Mumbai: India asked Britain yesterday to check whether race laws had been broken in the reported bullying of Indian film star Shilpa Shetty on a British reality TV show as her admirers burned effigies of the alleged abusers.

Almost 20,000 British viewers of Celebrity Big Brother have complained Shetty, 31, has been subjected to racist abuse on the show, prompting an investigation into the charges by British media watchdog Ofcom.

“The Government of India has taken up the matter with the British Government through the British High Commission in New Delhi for addressing it in accordance with British laws,'' a statement from India's foreign ministry said last night.

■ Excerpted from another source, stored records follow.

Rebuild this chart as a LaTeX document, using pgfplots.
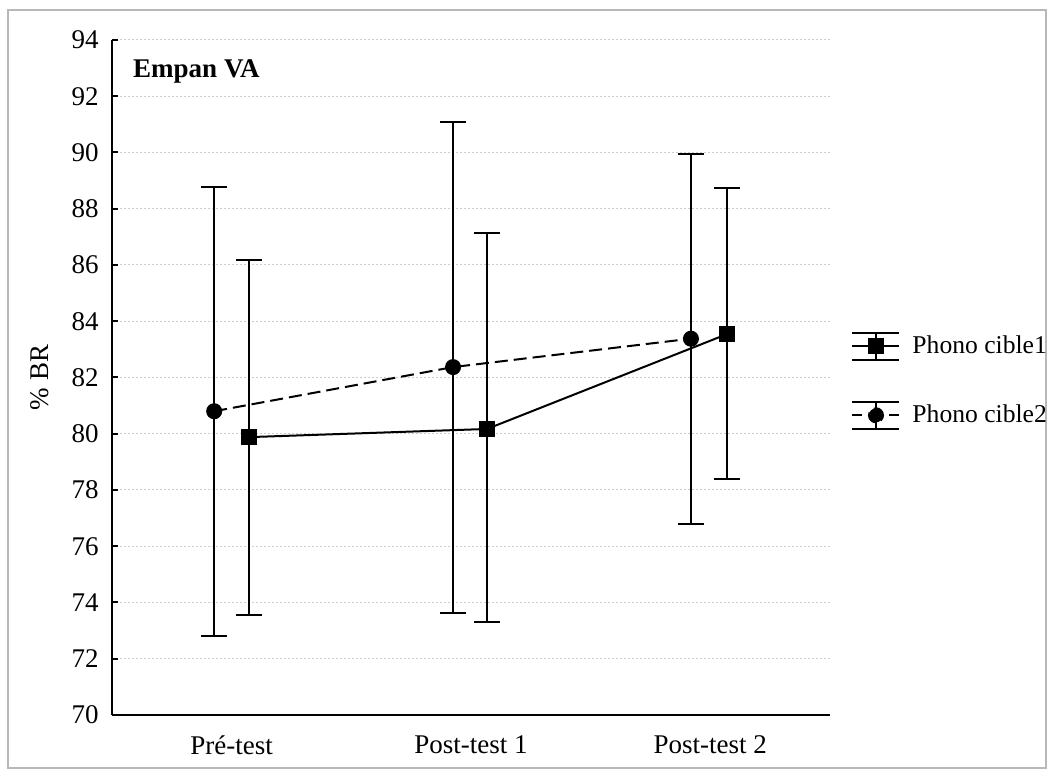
\documentclass[border=0pt]{standalone}
\usepackage{fontspec}
\setmainfont{Liberation Serif}
\usepackage{pgfplots}
\pgfplotsset{compat=1.18}
\begin{document}
\fontsize{13.5}{16}\selectfont
\begin{tikzpicture}
\useasboundingbox (-56pt,-30.5pt) rectangle (471pt,357.5pt);
\draw[color=black!28, line width=0.8pt] (-52pt,-26.5pt) rectangle (467pt,352.5pt);
\begin{axis}[
  at={(0,0)}, anchor=south west,
  scale only axis, width=359pt, height=337.5pt,
  xmin=-0.5, xmax=2.5, ymin=70, ymax=94,
  axis x line*=bottom, axis y line*=left,
  axis line style={line width=1.1pt, -},
  xtick={0,1,2}, xticklabels={Pré-test, Post-test 1, Post-test 2},
  xtick style={draw=none},
  ytick={70,72,...,94},
  ytick style={line width=1pt, black},
  major tick length=3pt, tick align=inside,
  ymajorgrids,
  grid style={black!20, line width=0.5pt, dash pattern=on 1.2pt off 0.8pt},
  /pgf/number format/assume math mode=true,
  yticklabel style={xshift=-2pt},
  xticklabel style={yshift=-5.5pt},
  ylabel={\% BR},
  ylabel style={at={(axis description cs:-0.1,0.5)}, anchor=center},
  legend style={draw=none, fill=none, at={(rel axis cs:1.021,0.495)}, anchor=west,
    row sep=19.5pt, font=\fontsize{12.8}{15}\selectfont},
  legend cell align=left,
  clip=false,
]
\addplot[black, line width=1pt, mark=square*, mark size=3.5pt, mark options={solid},
  legend image code/.code={
    \draw[solid, line width=1pt] (0pt,6.7pt) -- (23.5pt,6.7pt) (0pt,-6.7pt) -- (23.5pt,-6.7pt)
      (11.75pt,6.7pt) -- (11.75pt,-6.7pt) (0pt,0pt) -- (23.5pt,0pt);
    \fill (8.25pt,-3.5pt) rectangle (15.25pt,3.5pt);
  },
  error bars/.cd, y dir=both, y explicit,
  error bar style={line width=1pt, solid},
  error mark options={rotate=90, mark size=6.5pt, line width=1pt, solid}]
  coordinates {
   (0.073,79.88) += (0,6.29) -= (0,6.34)
   (1.067,80.17) += (0,6.98) -= (0,6.86)
   (2.069,83.54) += (0,5.18) -= (0,5.14)
  };
\addlegendentry{\hspace{4pt}Phono cible1}
\addplot[black, line width=1pt, dash pattern=on 6.5pt off 3pt, mark=*, mark size=3.5pt, mark options={solid},
  legend image code/.code={
    \draw[solid, line width=1pt] (0pt,6.7pt) -- (23.5pt,6.7pt) (0pt,-6.7pt) -- (23.5pt,-6.7pt)
      (11.75pt,6.7pt) -- (11.75pt,-6.7pt) (0pt,0pt) -- (5pt,0pt) (18.5pt,0pt) -- (23.5pt,0pt);
    \fill (11.75pt,0pt) circle (3.5pt);
  },
  error bars/.cd, y dir=both, y explicit,
  error bar style={line width=1pt, solid},
  error mark options={rotate=90, mark size=6.5pt, line width=1pt, solid}]
  coordinates {
   (-0.073,80.80) += (0,7.98) -= (0,8.00)
   (0.925,82.37) += (0,8.72) -= (0,8.74)
   (1.919,83.38) += (0,6.56) -= (0,6.58)
  };
\addlegendentry{\hspace{4pt}Phono cible2}
\node[anchor=west, inner sep=0pt, font=\bfseries] at (rel axis cs:0.029,0.954) {Empan VA};
\end{axis}
\end{tikzpicture}
\end{document}
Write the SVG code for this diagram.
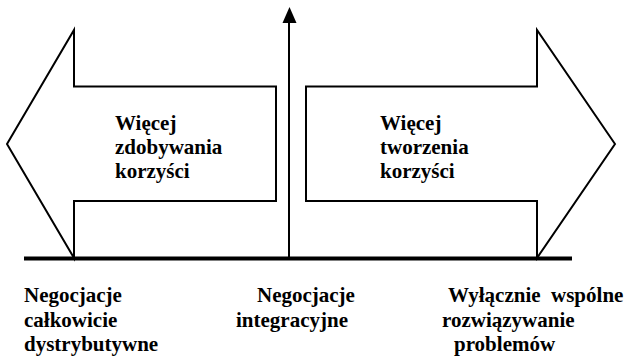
<svg xmlns="http://www.w3.org/2000/svg" width="628" height="358" viewBox="0 0 628 358">
<defs>
<style>
.shape{fill:#fff;stroke:#000;stroke-width:2;stroke-linejoin:miter}
</style>
</defs>
<rect width="628" height="358" fill="#fff"/>
<g font-family="Liberation Serif, Times New Roman, Times, serif" font-weight="bold" font-size="21" fill="#000">
<g id="arrow-left">
<path class="shape" d="M7,144 L74,30 L74,86.5 L276,86.5 L276,201 L74,201 L74,258 Z"/>
<text x="115" y="130">Więcej</text>
<text x="115" y="154">zdobywania</text>
<text x="115" y="178">korzyści</text>
</g>
<g id="arrow-right">
<path class="shape" d="M615,144 L537,30 L537,86.5 L306,86.5 L306,201 L537,201 L537,258 Z"/>
<text x="380" y="130">Więcej</text>
<text x="380" y="154">tworzenia</text>
<text x="380" y="178">korzyści</text>
</g>
<g id="connectors">
<line x1="289" y1="258" x2="289" y2="20" stroke="#000" stroke-width="2"/>
<polygon points="289.5,7 282.5,23 296.5,23" fill="#000"/>
<line x1="24" y1="258.5" x2="572" y2="258.5" stroke="#000" stroke-width="4"/>
</g>
<g id="label-left">
<text x="24" y="302">Negocjacje</text>
<text x="24" y="326.5">całkowicie</text>
<text x="24" y="351">dystrybutywne</text>
</g>
<g id="label-middle">
<text x="257" y="302">Negocjacje</text>
<text x="236" y="326.5">integracyjne</text>
</g>
<g id="label-right">
<text x="448" y="302" xml:space="preserve">Wyłącznie  wspólne</text>
<text x="442" y="326.5">rozwiązywanie</text>
<text x="454" y="351">problemów</text>
</g>
</g>
</svg>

India's Information and Broadcasting Minister Priyaranjan Dasmunsi told reporters Shetty should give the facts to the Indian High Commission in London, while admirers protested in the Patna, burning straw effigies of housemates.
Britain's prime-minister-in-waiting Gordon Brown, on a visit to India, told reporters he had heard about viewers' complaints. “I want Britain to be seen as a country of fairness and tolerance ... and anything that detracts from that, I condemn.''

A spokesman for Britain's Prime Minister said Tony Blair had not seen the programme but the incident was regrettable. London Mayor Ken Livingstone also blasted “racism'' towards Shilpa.

Channel Four TV denied yesterday there had been any overt racist abuse directed against Shilpa. But it admitted there had been a “cultural and class clash'' between the star and some of her British housemates and pledged to clamp down on “unambiguous'' racism.